-------- Given data
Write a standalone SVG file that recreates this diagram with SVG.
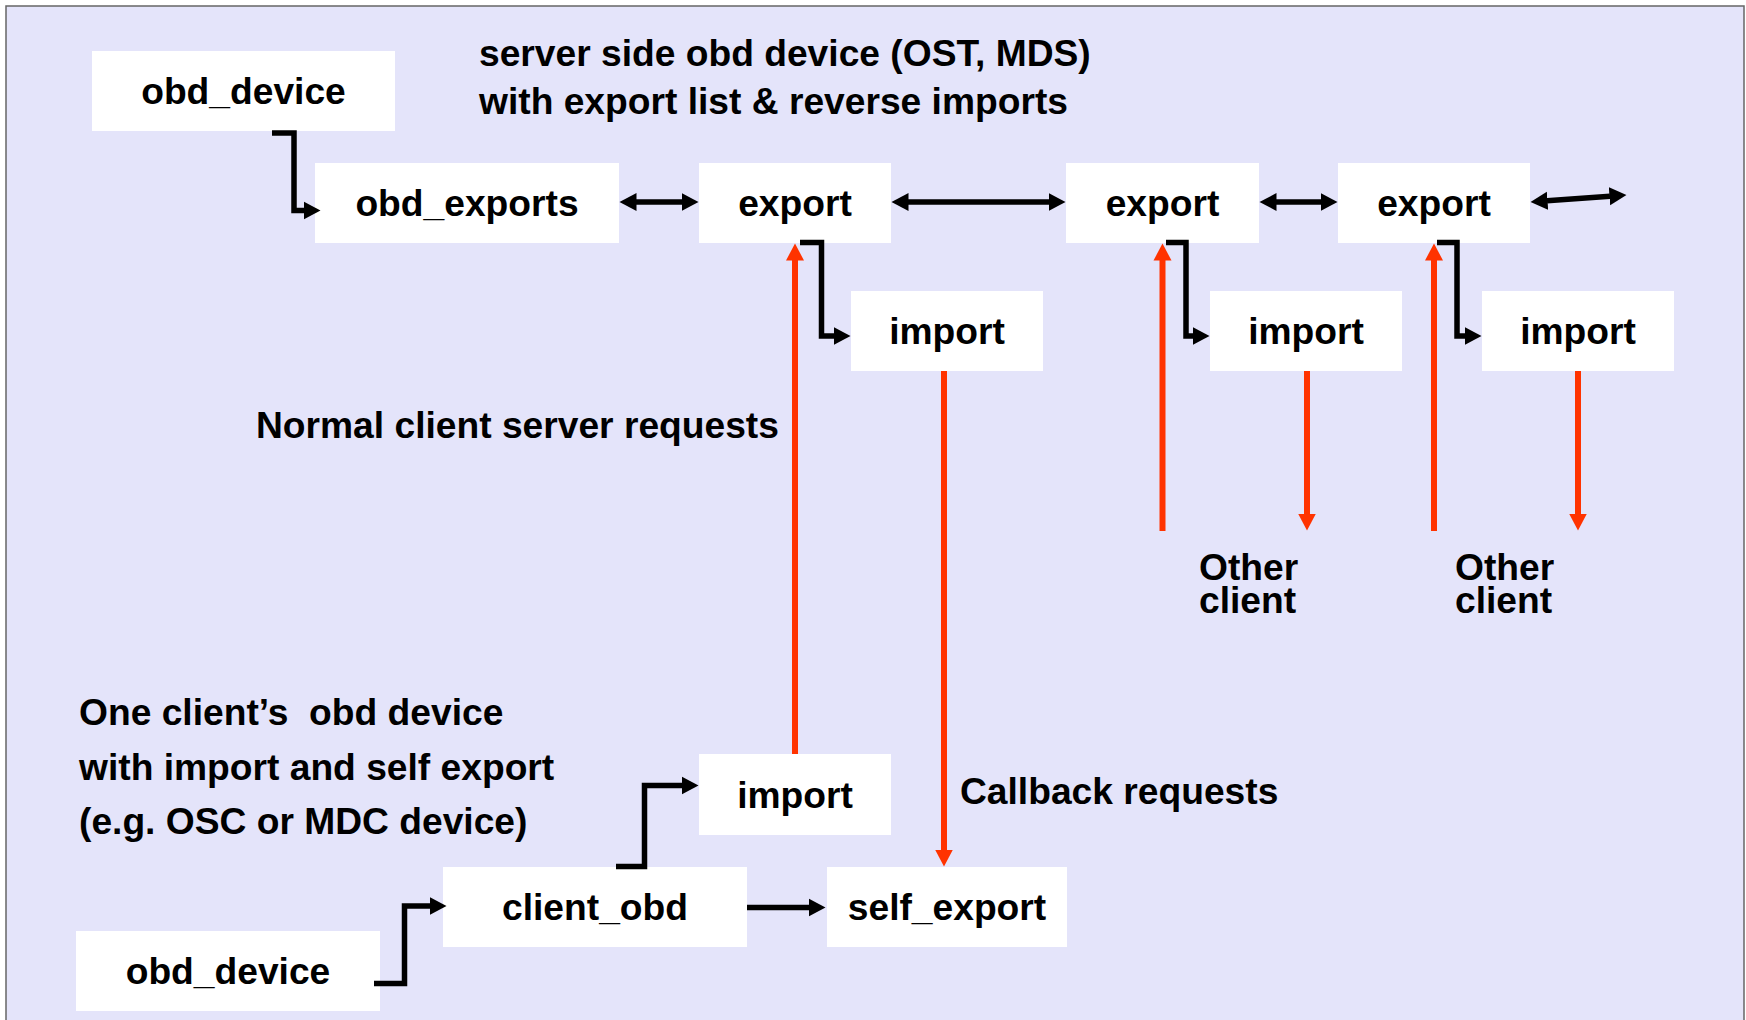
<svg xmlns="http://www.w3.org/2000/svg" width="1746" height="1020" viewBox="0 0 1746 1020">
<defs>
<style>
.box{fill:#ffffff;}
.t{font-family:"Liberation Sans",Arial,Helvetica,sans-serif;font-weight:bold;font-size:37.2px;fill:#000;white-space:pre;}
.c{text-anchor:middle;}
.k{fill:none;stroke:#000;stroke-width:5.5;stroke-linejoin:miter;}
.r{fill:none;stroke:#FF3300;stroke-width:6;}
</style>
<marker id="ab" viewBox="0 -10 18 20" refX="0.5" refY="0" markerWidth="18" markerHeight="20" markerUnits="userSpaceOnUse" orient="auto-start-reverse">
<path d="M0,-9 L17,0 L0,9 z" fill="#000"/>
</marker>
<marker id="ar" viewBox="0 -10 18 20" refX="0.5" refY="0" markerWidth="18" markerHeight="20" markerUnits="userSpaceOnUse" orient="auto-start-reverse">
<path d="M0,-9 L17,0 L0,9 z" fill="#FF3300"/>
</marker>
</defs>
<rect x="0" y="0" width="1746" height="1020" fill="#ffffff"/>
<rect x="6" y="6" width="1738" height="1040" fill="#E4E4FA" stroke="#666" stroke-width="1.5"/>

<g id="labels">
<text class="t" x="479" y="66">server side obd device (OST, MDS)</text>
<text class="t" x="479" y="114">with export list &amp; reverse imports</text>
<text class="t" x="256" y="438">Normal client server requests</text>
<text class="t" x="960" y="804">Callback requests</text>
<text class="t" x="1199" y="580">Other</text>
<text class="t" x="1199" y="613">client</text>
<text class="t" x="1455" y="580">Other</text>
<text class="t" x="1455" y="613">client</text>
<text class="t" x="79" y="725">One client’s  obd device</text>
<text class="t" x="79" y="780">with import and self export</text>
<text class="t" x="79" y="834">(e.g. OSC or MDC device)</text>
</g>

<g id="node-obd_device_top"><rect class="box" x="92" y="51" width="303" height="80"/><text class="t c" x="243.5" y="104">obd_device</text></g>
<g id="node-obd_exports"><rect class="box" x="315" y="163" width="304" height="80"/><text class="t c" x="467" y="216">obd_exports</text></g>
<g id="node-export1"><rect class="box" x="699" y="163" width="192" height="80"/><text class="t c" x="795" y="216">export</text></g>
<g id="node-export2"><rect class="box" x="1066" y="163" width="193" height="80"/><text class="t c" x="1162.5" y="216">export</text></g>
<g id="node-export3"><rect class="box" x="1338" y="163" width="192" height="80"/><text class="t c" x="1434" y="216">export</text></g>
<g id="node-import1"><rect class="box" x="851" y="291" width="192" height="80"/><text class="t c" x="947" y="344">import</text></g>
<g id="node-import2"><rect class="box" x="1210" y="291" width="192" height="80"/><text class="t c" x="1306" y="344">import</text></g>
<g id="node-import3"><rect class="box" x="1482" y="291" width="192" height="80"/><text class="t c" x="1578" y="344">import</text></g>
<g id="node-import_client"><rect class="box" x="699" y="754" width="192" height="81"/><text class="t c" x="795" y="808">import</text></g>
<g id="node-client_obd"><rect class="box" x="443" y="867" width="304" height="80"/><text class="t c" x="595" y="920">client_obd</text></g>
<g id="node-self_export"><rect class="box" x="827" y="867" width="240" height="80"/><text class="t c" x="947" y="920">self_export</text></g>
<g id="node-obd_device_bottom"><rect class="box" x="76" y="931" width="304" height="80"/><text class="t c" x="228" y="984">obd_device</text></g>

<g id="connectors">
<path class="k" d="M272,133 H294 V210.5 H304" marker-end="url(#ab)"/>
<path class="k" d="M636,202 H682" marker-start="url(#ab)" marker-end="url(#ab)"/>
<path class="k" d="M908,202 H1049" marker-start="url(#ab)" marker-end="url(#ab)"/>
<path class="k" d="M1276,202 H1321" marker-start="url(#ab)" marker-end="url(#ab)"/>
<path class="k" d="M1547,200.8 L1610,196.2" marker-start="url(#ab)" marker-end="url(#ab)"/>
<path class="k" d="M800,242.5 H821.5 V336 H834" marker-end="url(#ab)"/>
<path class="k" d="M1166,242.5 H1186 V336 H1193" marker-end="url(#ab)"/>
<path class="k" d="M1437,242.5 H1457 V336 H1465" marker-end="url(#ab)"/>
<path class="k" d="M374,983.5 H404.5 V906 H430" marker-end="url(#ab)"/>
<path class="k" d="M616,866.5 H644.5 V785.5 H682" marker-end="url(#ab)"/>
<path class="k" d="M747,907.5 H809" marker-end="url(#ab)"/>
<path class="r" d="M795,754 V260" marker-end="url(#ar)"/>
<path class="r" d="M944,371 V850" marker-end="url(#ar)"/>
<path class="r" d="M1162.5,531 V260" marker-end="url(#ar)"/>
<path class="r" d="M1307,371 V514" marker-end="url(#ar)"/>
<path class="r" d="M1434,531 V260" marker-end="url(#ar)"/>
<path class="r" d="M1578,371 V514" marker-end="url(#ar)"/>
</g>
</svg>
----------------
*What to produce:* Each line of the data should be quoted exactly, with pictures left out.

*Answer to the task:*
Write a standalone SVG file that recreates this diagram with SVG.
<svg xmlns="http://www.w3.org/2000/svg" width="1746" height="1020" viewBox="0 0 1746 1020">
<defs>
<style>
.box{fill:#ffffff;}
.t{font-family:"Liberation Sans",Arial,Helvetica,sans-serif;font-weight:bold;font-size:37.2px;fill:#000;white-space:pre;}
.c{text-anchor:middle;}
.k{fill:none;stroke:#000;stroke-width:5.5;stroke-linejoin:miter;}
.r{fill:none;stroke:#FF3300;stroke-width:6;}
</style>
<marker id="ab" viewBox="0 -10 18 20" refX="0.5" refY="0" markerWidth="18" markerHeight="20" markerUnits="userSpaceOnUse" orient="auto-start-reverse">
<path d="M0,-9 L17,0 L0,9 z" fill="#000"/>
</marker>
<marker id="ar" viewBox="0 -10 18 20" refX="0.5" refY="0" markerWidth="18" markerHeight="20" markerUnits="userSpaceOnUse" orient="auto-start-reverse">
<path d="M0,-9 L17,0 L0,9 z" fill="#FF3300"/>
</marker>
</defs>
<rect x="0" y="0" width="1746" height="1020" fill="#ffffff"/>
<rect x="6" y="6" width="1738" height="1040" fill="#E4E4FA" stroke="#666" stroke-width="1.5"/>

<g id="labels">
<text class="t" x="479" y="66">server side obd device (OST, MDS)</text>
<text class="t" x="479" y="114">with export list &amp; reverse imports</text>
<text class="t" x="256" y="438">Normal client server requests</text>
<text class="t" x="960" y="804">Callback requests</text>
<text class="t" x="1199" y="580">Other</text>
<text class="t" x="1199" y="613">client</text>
<text class="t" x="1455" y="580">Other</text>
<text class="t" x="1455" y="613">client</text>
<text class="t" x="79" y="725">One client’s  obd device</text>
<text class="t" x="79" y="780">with import and self export</text>
<text class="t" x="79" y="834">(e.g. OSC or MDC device)</text>
</g>

<g id="node-obd_device_top"><rect class="box" x="92" y="51" width="303" height="80"/><text class="t c" x="243.5" y="104">obd_device</text></g>
<g id="node-obd_exports"><rect class="box" x="315" y="163" width="304" height="80"/><text class="t c" x="467" y="216">obd_exports</text></g>
<g id="node-export1"><rect class="box" x="699" y="163" width="192" height="80"/><text class="t c" x="795" y="216">export</text></g>
<g id="node-export2"><rect class="box" x="1066" y="163" width="193" height="80"/><text class="t c" x="1162.5" y="216">export</text></g>
<g id="node-export3"><rect class="box" x="1338" y="163" width="192" height="80"/><text class="t c" x="1434" y="216">export</text></g>
<g id="node-import1"><rect class="box" x="851" y="291" width="192" height="80"/><text class="t c" x="947" y="344">import</text></g>
<g id="node-import2"><rect class="box" x="1210" y="291" width="192" height="80"/><text class="t c" x="1306" y="344">import</text></g>
<g id="node-import3"><rect class="box" x="1482" y="291" width="192" height="80"/><text class="t c" x="1578" y="344">import</text></g>
<g id="node-import_client"><rect class="box" x="699" y="754" width="192" height="81"/><text class="t c" x="795" y="808">import</text></g>
<g id="node-client_obd"><rect class="box" x="443" y="867" width="304" height="80"/><text class="t c" x="595" y="920">client_obd</text></g>
<g id="node-self_export"><rect class="box" x="827" y="867" width="240" height="80"/><text class="t c" x="947" y="920">self_export</text></g>
<g id="node-obd_device_bottom"><rect class="box" x="76" y="931" width="304" height="80"/><text class="t c" x="228" y="984">obd_device</text></g>

<g id="connectors">
<path class="k" d="M272,133 H294 V210.5 H304" marker-end="url(#ab)"/>
<path class="k" d="M636,202 H682" marker-start="url(#ab)" marker-end="url(#ab)"/>
<path class="k" d="M908,202 H1049" marker-start="url(#ab)" marker-end="url(#ab)"/>
<path class="k" d="M1276,202 H1321" marker-start="url(#ab)" marker-end="url(#ab)"/>
<path class="k" d="M1547,200.8 L1610,196.2" marker-start="url(#ab)" marker-end="url(#ab)"/>
<path class="k" d="M800,242.5 H821.5 V336 H834" marker-end="url(#ab)"/>
<path class="k" d="M1166,242.5 H1186 V336 H1193" marker-end="url(#ab)"/>
<path class="k" d="M1437,242.5 H1457 V336 H1465" marker-end="url(#ab)"/>
<path class="k" d="M374,983.5 H404.5 V906 H430" marker-end="url(#ab)"/>
<path class="k" d="M616,866.5 H644.5 V785.5 H682" marker-end="url(#ab)"/>
<path class="k" d="M747,907.5 H809" marker-end="url(#ab)"/>
<path class="r" d="M795,754 V260" marker-end="url(#ar)"/>
<path class="r" d="M944,371 V850" marker-end="url(#ar)"/>
<path class="r" d="M1162.5,531 V260" marker-end="url(#ar)"/>
<path class="r" d="M1307,371 V514" marker-end="url(#ar)"/>
<path class="r" d="M1434,531 V260" marker-end="url(#ar)"/>
<path class="r" d="M1578,371 V514" marker-end="url(#ar)"/>
</g>
</svg>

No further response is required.